----- Extracted information
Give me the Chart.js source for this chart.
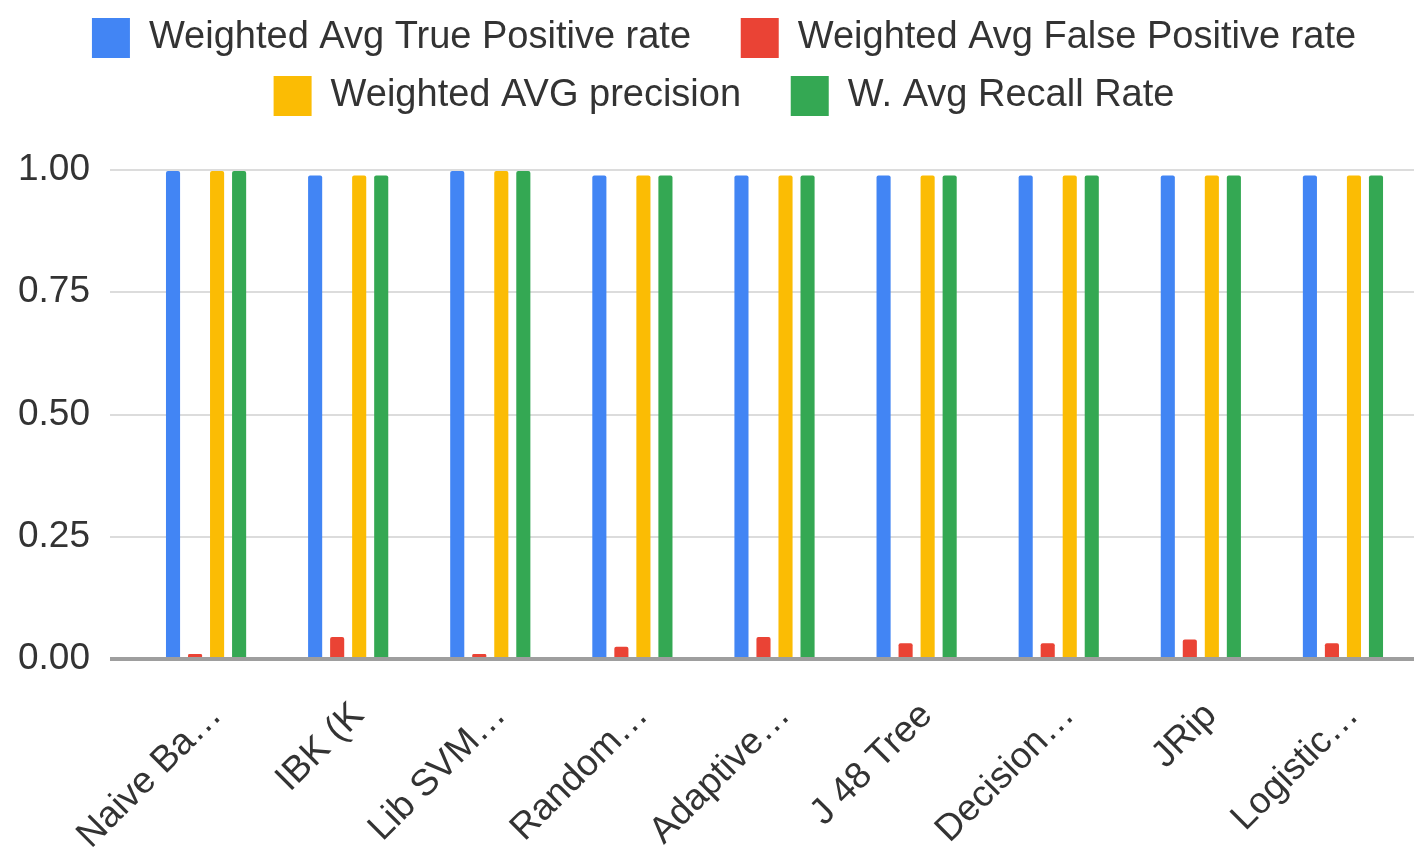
<!DOCTYPE html>
<html>
<head>
<meta charset="utf-8">
<script src="https://cdn.jsdelivr.net/npm/chart.js@4.4.1/dist/chart.umd.min.js"></script>
<style>
  html, body { margin: 0; padding: 0; background: #fff; }
  #wrap { width: 1427px; height: 853px; position: relative; }
</style>
</head>
<body>
<div id="wrap"><canvas id="c" width="1427" height="853"></canvas></div>
<script>
const categories = ["Naive Ba…", "IBK (K", "Lib SVM…", "Random…", "Adaptive…", "J 48 Tree", "Decision…", "JRip", "Logistic…"];
const seriesNames = ["Weighted Avg True Positive rate", "Weighted Avg False Positive rate", "Weighted AVG precision", "W. Avg Recall Rate"];
const truePositive = [0.998, 0.989, 0.998, 0.989, 0.989, 0.989, 0.989, 0.989, 0.989];
const falsePositive = [0.01, 0.045, 0.01, 0.025, 0.045, 0.032, 0.032, 0.04, 0.032];
const precision = [0.998, 0.989, 0.998, 0.989, 0.989, 0.989, 0.989, 0.989, 0.989];
const recall = [0.998, 0.989, 0.998, 0.989, 0.989, 0.989, 0.989, 0.989, 0.989];
const yTicks = [0, 0.25, 0.5, 0.75, 1.0];

const colors = ["#4285F4", "#EA4335", "#FBBC04", "#34A853"];
const FONT = "'Liberation Sans', Arial, sans-serif";
const seriesData = [truePositive, falsePositive, precision, recall];

const legendMargin = {
  id: 'legendMargin',
  beforeInit(chart) {
    const origFit = chart.legend.fit;
    chart.legend.fit = function () {
      origFit.bind(chart.legend)();
      this.height += 44;
    };
  },
  afterLayout(chart) {
    chart.legend.left += 18;
    chart.legend.right += 18;
  }
};

new Chart(document.getElementById('c'), {
  type: 'bar',
  data: {
    labels: categories,
    datasets: seriesNames.map((n, i) => ({
      label: n,
      data: seriesData[i],
      backgroundColor: colors[i],
      borderWidth: 0,
      borderRadius: { topLeft: 2, topRight: 2 },
      borderSkipped: 'bottom',
      categoryPercentage: 0.62,
      barPercentage: 0.64
    }))
  },
  plugins: [legendMargin],
  options: {
    responsive: false,
    animation: false,
    devicePixelRatio: 1,
    layout: { padding: { left: -2, right: 13, top: 0, bottom: 0 } },
    plugins: {
      legend: {
        position: 'top',
        labels: {
          font: { family: FONT, size: 38 },
          color: '#333',
          boxWidth: 38,
          boxHeight: 40,
          padding: 18,
          generateLabels: (chart) => {
            const items = Chart.defaults.plugins.legend.labels.generateLabels(chart);
            items.forEach((it, i) => { if (i === 0 || i === 2) it.text = it.text + '   '; });
            return items;
          }
        }
      },
      tooltip: { enabled: false }
    },
    scales: {
      x: {
        grid: { display: false, drawTicks: false },
        border: { display: false },
        afterFit: (scale) => { scale.height = 194; },
        ticks: {
          font: { family: FONT, size: 37 },
          color: '#333',
          maxRotation: 45,
          minRotation: 45,
          autoSkip: false,
          padding: 35,
          labelOffset: 10
        }
      },
      y: {
        min: 0,
        max: 1,
        afterBuildTicks: (axis) => { axis.ticks = yTicks.map(v => ({ value: v })); },
        grid: {
          color: (ctx) => ctx.tick && ctx.tick.value === 0 ? '#9e9e9e' : '#dcdcdc',
          lineWidth: (ctx) => ctx.tick && ctx.tick.value === 0 ? 4 : 2,
          tickLength: 25,
          drawTicks: true
        },
        border: { display: false },
        ticks: {
          font: { family: FONT, size: 37 },
          color: '#333',
          padding: 20,
          callback: (v) => Number(v).toFixed(2)
        }
      }
    }
  }
});
</script>
</body>
</html>
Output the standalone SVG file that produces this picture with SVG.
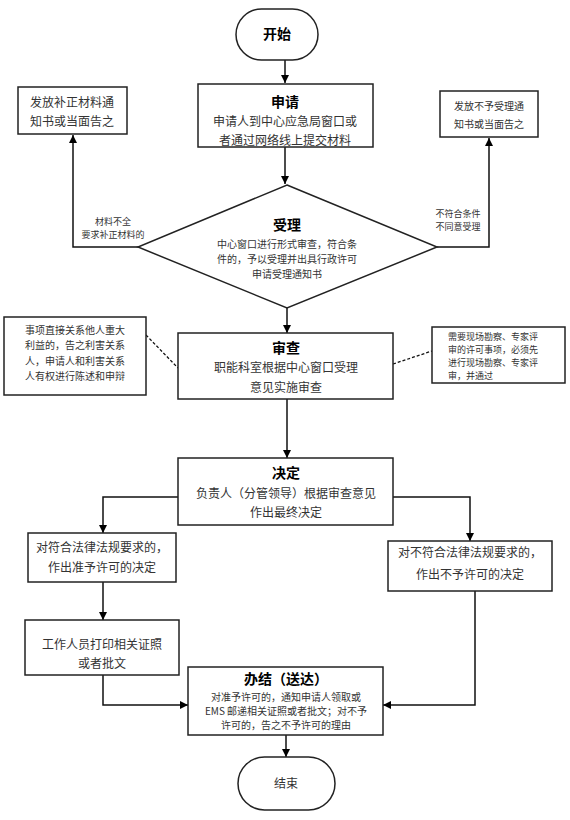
----------
[Task details]
Repeat the lines above, starting at the first and stopping after the line that holds "const yTicks = [0, 0.25, 0.5, 0.75, 1.0];", with the pictures left out.

[The completed task]
Give me the Chart.js source for this chart.
<!DOCTYPE html>
<html>
<head>
<meta charset="utf-8">
<script src="https://cdn.jsdelivr.net/npm/chart.js@4.4.1/dist/chart.umd.min.js"></script>
<style>
  html, body { margin: 0; padding: 0; background: #fff; }
  #wrap { width: 1427px; height: 853px; position: relative; }
</style>
</head>
<body>
<div id="wrap"><canvas id="c" width="1427" height="853"></canvas></div>
<script>
const categories = ["Naive Ba…", "IBK (K", "Lib SVM…", "Random…", "Adaptive…", "J 48 Tree", "Decision…", "JRip", "Logistic…"];
const seriesNames = ["Weighted Avg True Positive rate", "Weighted Avg False Positive rate", "Weighted AVG precision", "W. Avg Recall Rate"];
const truePositive = [0.998, 0.989, 0.998, 0.989, 0.989, 0.989, 0.989, 0.989, 0.989];
const falsePositive = [0.01, 0.045, 0.01, 0.025, 0.045, 0.032, 0.032, 0.04, 0.032];
const precision = [0.998, 0.989, 0.998, 0.989, 0.989, 0.989, 0.989, 0.989, 0.989];
const recall = [0.998, 0.989, 0.998, 0.989, 0.989, 0.989, 0.989, 0.989, 0.989];
const yTicks = [0, 0.25, 0.5, 0.75, 1.0];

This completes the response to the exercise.